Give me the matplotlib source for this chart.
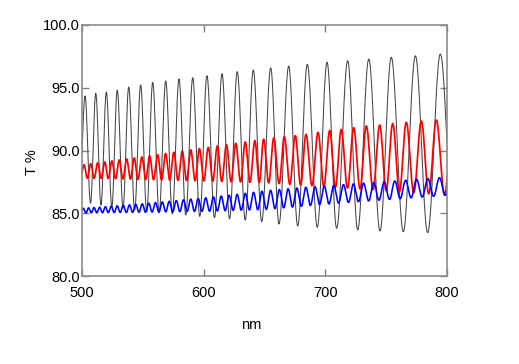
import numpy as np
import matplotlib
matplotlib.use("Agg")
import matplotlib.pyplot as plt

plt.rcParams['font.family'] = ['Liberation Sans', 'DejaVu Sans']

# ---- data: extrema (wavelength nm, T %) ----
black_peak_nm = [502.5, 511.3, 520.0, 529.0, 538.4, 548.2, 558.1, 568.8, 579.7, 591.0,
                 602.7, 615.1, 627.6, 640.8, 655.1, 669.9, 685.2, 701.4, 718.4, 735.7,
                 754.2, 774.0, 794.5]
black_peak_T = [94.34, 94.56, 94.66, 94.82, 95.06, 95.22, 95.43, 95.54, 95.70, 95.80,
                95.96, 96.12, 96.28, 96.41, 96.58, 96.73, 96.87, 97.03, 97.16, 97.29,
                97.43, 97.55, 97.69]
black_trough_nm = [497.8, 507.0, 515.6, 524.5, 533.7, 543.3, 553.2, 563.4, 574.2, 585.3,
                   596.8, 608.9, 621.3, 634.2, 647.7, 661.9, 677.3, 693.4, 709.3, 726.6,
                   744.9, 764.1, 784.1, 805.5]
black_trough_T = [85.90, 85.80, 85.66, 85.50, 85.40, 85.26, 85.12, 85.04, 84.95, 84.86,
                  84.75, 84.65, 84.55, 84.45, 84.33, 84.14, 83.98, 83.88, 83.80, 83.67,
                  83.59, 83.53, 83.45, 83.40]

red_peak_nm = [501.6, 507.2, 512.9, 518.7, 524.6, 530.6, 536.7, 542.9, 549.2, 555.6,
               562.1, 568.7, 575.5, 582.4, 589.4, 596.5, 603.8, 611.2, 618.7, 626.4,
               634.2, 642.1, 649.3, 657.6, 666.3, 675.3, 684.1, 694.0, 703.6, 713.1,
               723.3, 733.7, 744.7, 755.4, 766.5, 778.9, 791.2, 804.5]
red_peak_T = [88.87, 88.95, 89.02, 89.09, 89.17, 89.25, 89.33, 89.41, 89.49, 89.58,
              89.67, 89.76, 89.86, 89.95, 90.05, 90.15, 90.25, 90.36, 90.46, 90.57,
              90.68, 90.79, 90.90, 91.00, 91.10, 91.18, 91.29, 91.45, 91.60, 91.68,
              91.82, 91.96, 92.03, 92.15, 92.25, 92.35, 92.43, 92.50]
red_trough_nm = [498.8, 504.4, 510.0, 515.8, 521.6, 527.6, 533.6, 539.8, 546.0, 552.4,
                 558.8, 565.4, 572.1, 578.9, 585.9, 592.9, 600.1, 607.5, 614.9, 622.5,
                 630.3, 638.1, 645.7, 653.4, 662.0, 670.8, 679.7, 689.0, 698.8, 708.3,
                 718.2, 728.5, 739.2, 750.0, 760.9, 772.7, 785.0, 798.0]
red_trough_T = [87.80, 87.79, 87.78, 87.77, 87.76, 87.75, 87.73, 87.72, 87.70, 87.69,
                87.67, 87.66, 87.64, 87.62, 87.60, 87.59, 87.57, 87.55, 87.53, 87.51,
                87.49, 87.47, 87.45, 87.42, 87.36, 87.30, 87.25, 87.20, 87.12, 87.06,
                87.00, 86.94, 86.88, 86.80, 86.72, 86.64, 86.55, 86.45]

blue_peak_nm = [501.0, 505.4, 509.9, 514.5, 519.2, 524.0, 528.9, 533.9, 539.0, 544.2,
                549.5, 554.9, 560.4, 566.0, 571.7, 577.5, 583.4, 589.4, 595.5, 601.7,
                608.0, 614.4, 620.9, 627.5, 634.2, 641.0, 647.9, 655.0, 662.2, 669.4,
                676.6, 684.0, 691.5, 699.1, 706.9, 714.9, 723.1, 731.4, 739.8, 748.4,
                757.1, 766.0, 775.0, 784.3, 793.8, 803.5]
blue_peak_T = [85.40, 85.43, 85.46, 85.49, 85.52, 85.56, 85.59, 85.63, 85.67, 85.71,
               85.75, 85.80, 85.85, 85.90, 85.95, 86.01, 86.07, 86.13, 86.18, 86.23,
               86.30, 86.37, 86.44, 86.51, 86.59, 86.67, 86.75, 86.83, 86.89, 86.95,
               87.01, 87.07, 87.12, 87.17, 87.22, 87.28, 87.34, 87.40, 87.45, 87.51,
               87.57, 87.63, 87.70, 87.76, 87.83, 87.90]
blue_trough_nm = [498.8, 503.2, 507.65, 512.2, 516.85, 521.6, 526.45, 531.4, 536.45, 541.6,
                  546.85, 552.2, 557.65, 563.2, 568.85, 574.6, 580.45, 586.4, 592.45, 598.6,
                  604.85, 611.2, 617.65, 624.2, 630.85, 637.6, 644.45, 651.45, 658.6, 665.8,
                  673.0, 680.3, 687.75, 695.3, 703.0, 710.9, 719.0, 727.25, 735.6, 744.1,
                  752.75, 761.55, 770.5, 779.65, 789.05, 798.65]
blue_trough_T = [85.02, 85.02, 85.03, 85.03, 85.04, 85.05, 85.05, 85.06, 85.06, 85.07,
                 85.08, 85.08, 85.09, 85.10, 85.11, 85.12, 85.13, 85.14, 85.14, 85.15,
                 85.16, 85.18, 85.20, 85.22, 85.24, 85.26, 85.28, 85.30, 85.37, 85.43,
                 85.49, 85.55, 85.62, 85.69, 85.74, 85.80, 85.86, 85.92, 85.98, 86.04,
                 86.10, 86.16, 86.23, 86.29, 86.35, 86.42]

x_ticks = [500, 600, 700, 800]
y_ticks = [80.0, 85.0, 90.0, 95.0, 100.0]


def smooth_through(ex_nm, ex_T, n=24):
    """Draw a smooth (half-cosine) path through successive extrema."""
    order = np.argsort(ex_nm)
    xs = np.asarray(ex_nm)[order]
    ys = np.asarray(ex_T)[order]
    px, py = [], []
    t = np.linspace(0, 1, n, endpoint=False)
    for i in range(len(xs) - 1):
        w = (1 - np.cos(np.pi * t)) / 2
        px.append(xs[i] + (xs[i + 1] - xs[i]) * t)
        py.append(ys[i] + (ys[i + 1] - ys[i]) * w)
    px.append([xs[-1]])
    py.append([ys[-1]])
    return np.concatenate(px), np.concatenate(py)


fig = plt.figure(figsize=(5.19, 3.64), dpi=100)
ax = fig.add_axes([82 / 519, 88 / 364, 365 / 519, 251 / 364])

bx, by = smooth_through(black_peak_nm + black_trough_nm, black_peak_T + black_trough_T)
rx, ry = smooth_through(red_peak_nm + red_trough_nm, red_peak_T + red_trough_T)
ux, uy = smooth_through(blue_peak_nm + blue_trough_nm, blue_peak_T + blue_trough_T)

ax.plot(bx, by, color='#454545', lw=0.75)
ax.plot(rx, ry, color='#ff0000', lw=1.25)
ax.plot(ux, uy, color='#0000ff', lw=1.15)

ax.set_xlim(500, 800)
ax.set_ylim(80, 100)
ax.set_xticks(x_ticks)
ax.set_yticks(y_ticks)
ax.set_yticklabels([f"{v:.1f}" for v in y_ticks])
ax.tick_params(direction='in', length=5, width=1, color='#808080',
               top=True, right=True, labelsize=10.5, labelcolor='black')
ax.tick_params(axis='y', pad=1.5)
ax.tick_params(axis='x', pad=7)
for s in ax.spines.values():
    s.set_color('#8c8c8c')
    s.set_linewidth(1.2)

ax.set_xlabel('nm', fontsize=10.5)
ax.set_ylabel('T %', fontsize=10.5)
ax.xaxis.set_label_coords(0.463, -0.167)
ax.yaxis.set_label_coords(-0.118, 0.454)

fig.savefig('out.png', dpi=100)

---

**Directions:** Transcribe the material exactly, and leave out whatever pictures it holds.

**Answer to the problem:**
Give me the matplotlib source for this chart.
import numpy as np
import matplotlib
matplotlib.use("Agg")
import matplotlib.pyplot as plt

plt.rcParams['font.family'] = ['Liberation Sans', 'DejaVu Sans']

# ---- data: extrema (wavelength nm, T %) ----
black_peak_nm = [502.5, 511.3, 520.0, 529.0, 538.4, 548.2, 558.1, 568.8, 579.7, 591.0,
                 602.7, 615.1, 627.6, 640.8, 655.1, 669.9, 685.2, 701.4, 718.4, 735.7,
                 754.2, 774.0, 794.5]
black_peak_T = [94.34, 94.56, 94.66, 94.82, 95.06, 95.22, 95.43, 95.54, 95.70, 95.80,
                95.96, 96.12, 96.28, 96.41, 96.58, 96.73, 96.87, 97.03, 97.16, 97.29,
                97.43, 97.55, 97.69]
black_trough_nm = [497.8, 507.0, 515.6, 524.5, 533.7, 543.3, 553.2, 563.4, 574.2, 585.3,
                   596.8, 608.9, 621.3, 634.2, 647.7, 661.9, 677.3, 693.4, 709.3, 726.6,
                   744.9, 764.1, 784.1, 805.5]
black_trough_T = [85.90, 85.80, 85.66, 85.50, 85.40, 85.26, 85.12, 85.04, 84.95, 84.86,
                  84.75, 84.65, 84.55, 84.45, 84.33, 84.14, 83.98, 83.88, 83.80, 83.67,
                  83.59, 83.53, 83.45, 83.40]

red_peak_nm = [501.6, 507.2, 512.9, 518.7, 524.6, 530.6, 536.7, 542.9, 549.2, 555.6,
               562.1, 568.7, 575.5, 582.4, 589.4, 596.5, 603.8, 611.2, 618.7, 626.4,
               634.2, 642.1, 649.3, 657.6, 666.3, 675.3, 684.1, 694.0, 703.6, 713.1,
               723.3, 733.7, 744.7, 755.4, 766.5, 778.9, 791.2, 804.5]
red_peak_T = [88.87, 88.95, 89.02, 89.09, 89.17, 89.25, 89.33, 89.41, 89.49, 89.58,
              89.67, 89.76, 89.86, 89.95, 90.05, 90.15, 90.25, 90.36, 90.46, 90.57,
              90.68, 90.79, 90.90, 91.00, 91.10, 91.18, 91.29, 91.45, 91.60, 91.68,
              91.82, 91.96, 92.03, 92.15, 92.25, 92.35, 92.43, 92.50]
red_trough_nm = [498.8, 504.4, 510.0, 515.8, 521.6, 527.6, 533.6, 539.8, 546.0, 552.4,
                 558.8, 565.4, 572.1, 578.9, 585.9, 592.9, 600.1, 607.5, 614.9, 622.5,
                 630.3, 638.1, 645.7, 653.4, 662.0, 670.8, 679.7, 689.0, 698.8, 708.3,
                 718.2, 728.5, 739.2, 750.0, 760.9, 772.7, 785.0, 798.0]
red_trough_T = [87.80, 87.79, 87.78, 87.77, 87.76, 87.75, 87.73, 87.72, 87.70, 87.69,
                87.67, 87.66, 87.64, 87.62, 87.60, 87.59, 87.57, 87.55, 87.53, 87.51,
                87.49, 87.47, 87.45, 87.42, 87.36, 87.30, 87.25, 87.20, 87.12, 87.06,
                87.00, 86.94, 86.88, 86.80, 86.72, 86.64, 86.55, 86.45]

blue_peak_nm = [501.0, 505.4, 509.9, 514.5, 519.2, 524.0, 528.9, 533.9, 539.0, 544.2,
                549.5, 554.9, 560.4, 566.0, 571.7, 577.5, 583.4, 589.4, 595.5, 601.7,
                608.0, 614.4, 620.9, 627.5, 634.2, 641.0, 647.9, 655.0, 662.2, 669.4,
                676.6, 684.0, 691.5, 699.1, 706.9, 714.9, 723.1, 731.4, 739.8, 748.4,
                757.1, 766.0, 775.0, 784.3, 793.8, 803.5]
blue_peak_T = [85.40, 85.43, 85.46, 85.49, 85.52, 85.56, 85.59, 85.63, 85.67, 85.71,
               85.75, 85.80, 85.85, 85.90, 85.95, 86.01, 86.07, 86.13, 86.18, 86.23,
               86.30, 86.37, 86.44, 86.51, 86.59, 86.67, 86.75, 86.83, 86.89, 86.95,
               87.01, 87.07, 87.12, 87.17, 87.22, 87.28, 87.34, 87.40, 87.45, 87.51,
               87.57, 87.63, 87.70, 87.76, 87.83, 87.90]
blue_trough_nm = [498.8, 503.2, 507.65, 512.2, 516.85, 521.6, 526.45, 531.4, 536.45, 541.6,
                  546.85, 552.2, 557.65, 563.2, 568.85, 574.6, 580.45, 586.4, 592.45, 598.6,
                  604.85, 611.2, 617.65, 624.2, 630.85, 637.6, 644.45, 651.45, 658.6, 665.8,
                  673.0, 680.3, 687.75, 695.3, 703.0, 710.9, 719.0, 727.25, 735.6, 744.1,
                  752.75, 761.55, 770.5, 779.65, 789.05, 798.65]
blue_trough_T = [85.02, 85.02, 85.03, 85.03, 85.04, 85.05, 85.05, 85.06, 85.06, 85.07,
                 85.08, 85.08, 85.09, 85.10, 85.11, 85.12, 85.13, 85.14, 85.14, 85.15,
                 85.16, 85.18, 85.20, 85.22, 85.24, 85.26, 85.28, 85.30, 85.37, 85.43,
                 85.49, 85.55, 85.62, 85.69, 85.74, 85.80, 85.86, 85.92, 85.98, 86.04,
                 86.10, 86.16, 86.23, 86.29, 86.35, 86.42]

x_ticks = [500, 600, 700, 800]
y_ticks = [80.0, 85.0, 90.0, 95.0, 100.0]


def smooth_through(ex_nm, ex_T, n=24):
    """Draw a smooth (half-cosine) path through successive extrema."""
    order = np.argsort(ex_nm)
    xs = np.asarray(ex_nm)[order]
    ys = np.asarray(ex_T)[order]
    px, py = [], []
    t = np.linspace(0, 1, n, endpoint=False)
    for i in range(len(xs) - 1):
        w = (1 - np.cos(np.pi * t)) / 2
        px.append(xs[i] + (xs[i + 1] - xs[i]) * t)
        py.append(ys[i] + (ys[i + 1] - ys[i]) * w)
    px.append([xs[-1]])
    py.append([ys[-1]])
    return np.concatenate(px), np.concatenate(py)


fig = plt.figure(figsize=(5.19, 3.64), dpi=100)
ax = fig.add_axes([82 / 519, 88 / 364, 365 / 519, 251 / 364])

bx, by = smooth_through(black_peak_nm + black_trough_nm, black_peak_T + black_trough_T)
rx, ry = smooth_through(red_peak_nm + red_trough_nm, red_peak_T + red_trough_T)
ux, uy = smooth_through(blue_peak_nm + blue_trough_nm, blue_peak_T + blue_trough_T)

ax.plot(bx, by, color='#454545', lw=0.75)
ax.plot(rx, ry, color='#ff0000', lw=1.25)
ax.plot(ux, uy, color='#0000ff', lw=1.15)

ax.set_xlim(500, 800)
ax.set_ylim(80, 100)
ax.set_xticks(x_ticks)
ax.set_yticks(y_ticks)
ax.set_yticklabels([f"{v:.1f}" for v in y_ticks])
ax.tick_params(direction='in', length=5, width=1, color='#808080',
               top=True, right=True, labelsize=10.5, labelcolor='black')
ax.tick_params(axis='y', pad=1.5)
ax.tick_params(axis='x', pad=7)
for s in ax.spines.values():
    s.set_color('#8c8c8c')
    s.set_linewidth(1.2)

ax.set_xlabel('nm', fontsize=10.5)
ax.set_ylabel('T %', fontsize=10.5)
ax.xaxis.set_label_coords(0.463, -0.167)
ax.yaxis.set_label_coords(-0.118, 0.454)

fig.savefig('out.png', dpi=100)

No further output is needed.